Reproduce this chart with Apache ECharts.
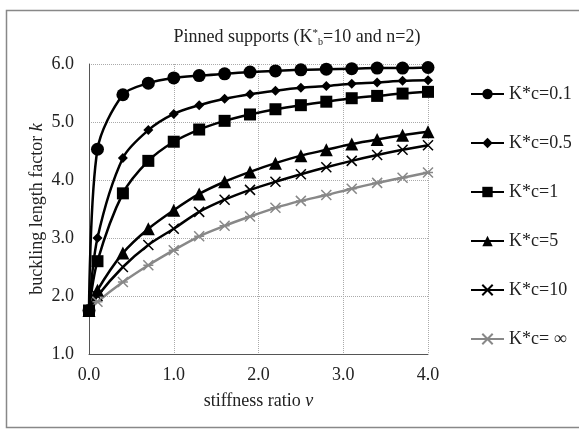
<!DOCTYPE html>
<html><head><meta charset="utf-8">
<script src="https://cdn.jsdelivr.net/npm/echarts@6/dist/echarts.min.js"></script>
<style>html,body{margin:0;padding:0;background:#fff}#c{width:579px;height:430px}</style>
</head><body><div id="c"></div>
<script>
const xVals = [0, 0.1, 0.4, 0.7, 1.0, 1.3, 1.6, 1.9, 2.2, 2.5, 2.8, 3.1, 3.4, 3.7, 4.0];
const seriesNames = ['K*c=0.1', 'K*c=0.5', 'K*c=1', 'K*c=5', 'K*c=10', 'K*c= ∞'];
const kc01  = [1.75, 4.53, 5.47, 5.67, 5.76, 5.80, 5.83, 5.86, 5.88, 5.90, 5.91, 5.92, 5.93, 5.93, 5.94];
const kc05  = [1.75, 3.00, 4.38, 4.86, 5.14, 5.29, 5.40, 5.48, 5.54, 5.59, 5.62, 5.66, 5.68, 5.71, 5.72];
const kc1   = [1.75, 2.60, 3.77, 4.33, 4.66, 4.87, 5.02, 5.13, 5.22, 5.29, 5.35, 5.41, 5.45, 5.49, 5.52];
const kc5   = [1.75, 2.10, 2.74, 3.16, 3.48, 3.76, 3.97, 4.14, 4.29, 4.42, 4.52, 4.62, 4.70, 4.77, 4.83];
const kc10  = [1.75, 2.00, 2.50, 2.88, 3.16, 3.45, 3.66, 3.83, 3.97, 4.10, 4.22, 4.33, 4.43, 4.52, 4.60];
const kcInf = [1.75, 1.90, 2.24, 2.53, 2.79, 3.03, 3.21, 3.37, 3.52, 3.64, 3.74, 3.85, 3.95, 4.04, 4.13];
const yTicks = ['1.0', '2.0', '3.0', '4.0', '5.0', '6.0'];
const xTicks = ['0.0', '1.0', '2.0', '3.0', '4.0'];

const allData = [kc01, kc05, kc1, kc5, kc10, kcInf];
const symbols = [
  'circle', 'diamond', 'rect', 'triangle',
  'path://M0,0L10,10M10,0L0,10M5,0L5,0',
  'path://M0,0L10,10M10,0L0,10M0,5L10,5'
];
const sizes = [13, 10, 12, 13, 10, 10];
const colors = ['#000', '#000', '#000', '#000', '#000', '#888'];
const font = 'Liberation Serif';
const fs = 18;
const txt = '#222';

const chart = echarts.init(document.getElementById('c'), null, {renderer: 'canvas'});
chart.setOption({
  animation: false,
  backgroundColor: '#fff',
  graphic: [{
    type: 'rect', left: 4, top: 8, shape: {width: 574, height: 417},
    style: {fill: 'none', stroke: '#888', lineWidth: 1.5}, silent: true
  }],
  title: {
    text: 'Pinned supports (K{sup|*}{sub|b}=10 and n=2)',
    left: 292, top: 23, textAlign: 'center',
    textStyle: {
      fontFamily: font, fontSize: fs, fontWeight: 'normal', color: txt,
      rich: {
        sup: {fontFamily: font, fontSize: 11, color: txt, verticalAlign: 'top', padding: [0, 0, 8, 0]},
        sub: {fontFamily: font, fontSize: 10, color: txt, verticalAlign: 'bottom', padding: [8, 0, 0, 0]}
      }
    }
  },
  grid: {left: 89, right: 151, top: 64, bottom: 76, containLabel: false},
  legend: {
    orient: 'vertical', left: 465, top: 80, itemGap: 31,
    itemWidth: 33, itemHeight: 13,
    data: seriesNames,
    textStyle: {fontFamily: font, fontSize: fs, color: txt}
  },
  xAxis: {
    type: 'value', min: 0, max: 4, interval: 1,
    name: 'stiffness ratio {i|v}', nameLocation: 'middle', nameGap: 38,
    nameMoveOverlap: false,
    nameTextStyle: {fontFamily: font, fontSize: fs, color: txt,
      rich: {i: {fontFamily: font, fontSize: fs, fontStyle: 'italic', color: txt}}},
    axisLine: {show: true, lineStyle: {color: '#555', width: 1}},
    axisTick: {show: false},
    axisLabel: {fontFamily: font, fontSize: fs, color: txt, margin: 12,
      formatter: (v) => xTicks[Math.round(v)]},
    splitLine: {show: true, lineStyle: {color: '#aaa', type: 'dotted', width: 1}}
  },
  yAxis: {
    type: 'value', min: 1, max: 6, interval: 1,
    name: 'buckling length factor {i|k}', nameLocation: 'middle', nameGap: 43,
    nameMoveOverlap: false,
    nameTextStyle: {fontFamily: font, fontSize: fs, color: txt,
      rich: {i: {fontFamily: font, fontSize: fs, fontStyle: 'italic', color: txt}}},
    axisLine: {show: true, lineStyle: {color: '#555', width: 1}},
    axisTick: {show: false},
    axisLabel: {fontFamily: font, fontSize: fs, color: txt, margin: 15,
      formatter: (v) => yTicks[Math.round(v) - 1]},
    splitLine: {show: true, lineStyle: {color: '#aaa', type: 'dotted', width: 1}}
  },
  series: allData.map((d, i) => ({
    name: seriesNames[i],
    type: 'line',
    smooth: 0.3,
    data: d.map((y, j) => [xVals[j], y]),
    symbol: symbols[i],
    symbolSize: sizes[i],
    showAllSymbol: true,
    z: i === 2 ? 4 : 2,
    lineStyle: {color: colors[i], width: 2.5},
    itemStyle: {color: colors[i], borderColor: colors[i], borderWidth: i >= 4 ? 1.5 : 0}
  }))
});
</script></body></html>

* REQUIRED TASK *
Set every line down exactly as written, leaving each picture out.

* WORKED ANSWER *
Reproduce this chart with Apache ECharts.
<!DOCTYPE html>
<html><head><meta charset="utf-8">
<script src="https://cdn.jsdelivr.net/npm/echarts@6/dist/echarts.min.js"></script>
<style>html,body{margin:0;padding:0;background:#fff}#c{width:579px;height:430px}</style>
</head><body><div id="c"></div>
<script>
const xVals = [0, 0.1, 0.4, 0.7, 1.0, 1.3, 1.6, 1.9, 2.2, 2.5, 2.8, 3.1, 3.4, 3.7, 4.0];
const seriesNames = ['K*c=0.1', 'K*c=0.5', 'K*c=1', 'K*c=5', 'K*c=10', 'K*c= ∞'];
const kc01  = [1.75, 4.53, 5.47, 5.67, 5.76, 5.80, 5.83, 5.86, 5.88, 5.90, 5.91, 5.92, 5.93, 5.93, 5.94];
const kc05  = [1.75, 3.00, 4.38, 4.86, 5.14, 5.29, 5.40, 5.48, 5.54, 5.59, 5.62, 5.66, 5.68, 5.71, 5.72];
const kc1   = [1.75, 2.60, 3.77, 4.33, 4.66, 4.87, 5.02, 5.13, 5.22, 5.29, 5.35, 5.41, 5.45, 5.49, 5.52];
const kc5   = [1.75, 2.10, 2.74, 3.16, 3.48, 3.76, 3.97, 4.14, 4.29, 4.42, 4.52, 4.62, 4.70, 4.77, 4.83];
const kc10  = [1.75, 2.00, 2.50, 2.88, 3.16, 3.45, 3.66, 3.83, 3.97, 4.10, 4.22, 4.33, 4.43, 4.52, 4.60];
const kcInf = [1.75, 1.90, 2.24, 2.53, 2.79, 3.03, 3.21, 3.37, 3.52, 3.64, 3.74, 3.85, 3.95, 4.04, 4.13];
const yTicks = ['1.0', '2.0', '3.0', '4.0', '5.0', '6.0'];
const xTicks = ['0.0', '1.0', '2.0', '3.0', '4.0'];

const allData = [kc01, kc05, kc1, kc5, kc10, kcInf];
const symbols = [
  'circle', 'diamond', 'rect', 'triangle',
  'path://M0,0L10,10M10,0L0,10M5,0L5,0',
  'path://M0,0L10,10M10,0L0,10M0,5L10,5'
];
const sizes = [13, 10, 12, 13, 10, 10];
const colors = ['#000', '#000', '#000', '#000', '#000', '#888'];
const font = 'Liberation Serif';
const fs = 18;
const txt = '#222';

const chart = echarts.init(document.getElementById('c'), null, {renderer: 'canvas'});
chart.setOption({
  animation: false,
  backgroundColor: '#fff',
  graphic: [{
    type: 'rect', left: 4, top: 8, shape: {width: 574, height: 417},
    style: {fill: 'none', stroke: '#888', lineWidth: 1.5}, silent: true
  }],
  title: {
    text: 'Pinned supports (K{sup|*}{sub|b}=10 and n=2)',
    left: 292, top: 23, textAlign: 'center',
    textStyle: {
      fontFamily: font, fontSize: fs, fontWeight: 'normal', color: txt,
      rich: {
        sup: {fontFamily: font, fontSize: 11, color: txt, verticalAlign: 'top', padding: [0, 0, 8, 0]},
        sub: {fontFamily: font, fontSize: 10, color: txt, verticalAlign: 'bottom', padding: [8, 0, 0, 0]}
      }
    }
  },
  grid: {left: 89, right: 151, top: 64, bottom: 76, containLabel: false},
  legend: {
    orient: 'vertical', left: 465, top: 80, itemGap: 31,
    itemWidth: 33, itemHeight: 13,
    data: seriesNames,
    textStyle: {fontFamily: font, fontSize: fs, color: txt}
  },
  xAxis: {
    type: 'value', min: 0, max: 4, interval: 1,
    name: 'stiffness ratio {i|v}', nameLocation: 'middle', nameGap: 38,
    nameMoveOverlap: false,
    nameTextStyle: {fontFamily: font, fontSize: fs, color: txt,
      rich: {i: {fontFamily: font, fontSize: fs, fontStyle: 'italic', color: txt}}},
    axisLine: {show: true, lineStyle: {color: '#555', width: 1}},
    axisTick: {show: false},
    axisLabel: {fontFamily: font, fontSize: fs, color: txt, margin: 12,
      formatter: (v) => xTicks[Math.round(v)]},
    splitLine: {show: true, lineStyle: {color: '#aaa', type: 'dotted', width: 1}}
  },
  yAxis: {
    type: 'value', min: 1, max: 6, interval: 1,
    name: 'buckling length factor {i|k}', nameLocation: 'middle', nameGap: 43,
    nameMoveOverlap: false,
    nameTextStyle: {fontFamily: font, fontSize: fs, color: txt,
      rich: {i: {fontFamily: font, fontSize: fs, fontStyle: 'italic', color: txt}}},
    axisLine: {show: true, lineStyle: {color: '#555', width: 1}},
    axisTick: {show: false},
    axisLabel: {fontFamily: font, fontSize: fs, color: txt, margin: 15,
      formatter: (v) => yTicks[Math.round(v) - 1]},
    splitLine: {show: true, lineStyle: {color: '#aaa', type: 'dotted', width: 1}}
  },
  series: allData.map((d, i) => ({
    name: seriesNames[i],
    type: 'line',
    smooth: 0.3,
    data: d.map((y, j) => [xVals[j], y]),
    symbol: symbols[i],
    symbolSize: sizes[i],
    showAllSymbol: true,
    z: i === 2 ? 4 : 2,
    lineStyle: {color: colors[i], width: 2.5},
    itemStyle: {color: colors[i], borderColor: colors[i], borderWidth: i >= 4 ? 1.5 : 0}
  }))
});
</script></body></html>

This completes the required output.